Hecke and Sturm bounds for Hilbert modular forms over real quadratic fields

In this article we give an analogue of Hecke and Sturm bounds for Hilbert modular forms over real quadratic fields. Let $K$ be a real quadratic field and $\Om_K$ its ring of integers. Let $\Gamma$ be a congruence subgroup of $\SL_2(\Om_K)$ and $M_{(k_1,k_2)}(\Gamma)$ the space of Hilbert modular forms of weight $(k_1,k_2)$ for $\Gamma$. The first main result is an algorithm to construct a finite set $S$, depending on $K$, $\Gamma$ and $(k_1,k_2)$, such that if the Fourier expansion coefficients of a form $G \in M_{(k_1,k_2)}(\Gamma)$ vanish on the set $S$, then $G$ is the zero form.

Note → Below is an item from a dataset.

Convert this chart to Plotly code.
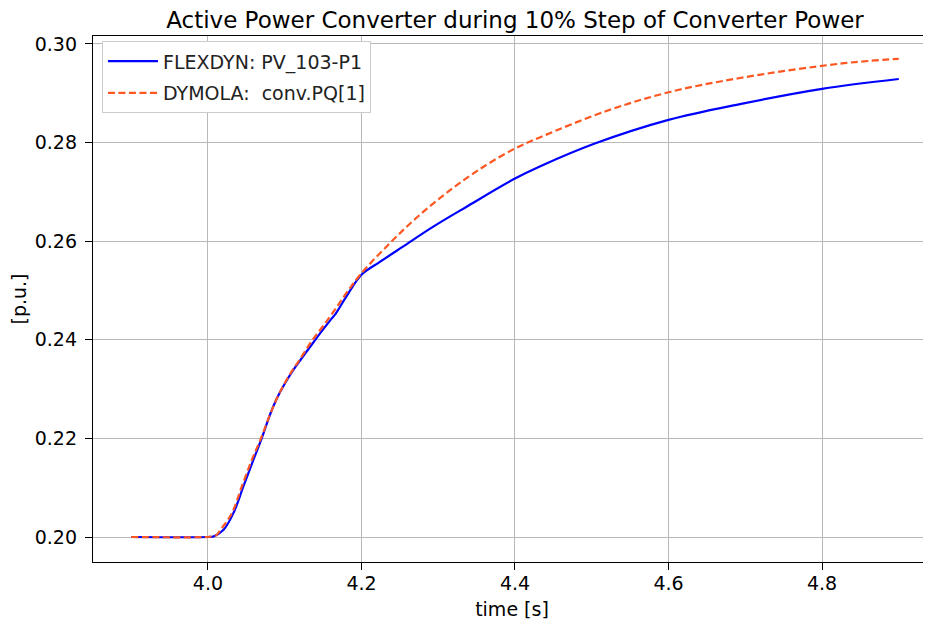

The second result corresponds to the same statement in the Sturm case, i.e. suppose that all the Fourier coefficients of the form $G$ lie in a finite extension of $\Q$, and let $\id{p}$ be a prime ideal in such extension, whose norm is unramified in $K$; suppose furthermore that the Fourier expansion coefficients of $G$ lie in the ideal $\id{p}$ for all the elements in $S$, then they all lie in the ideal $\id{p}$.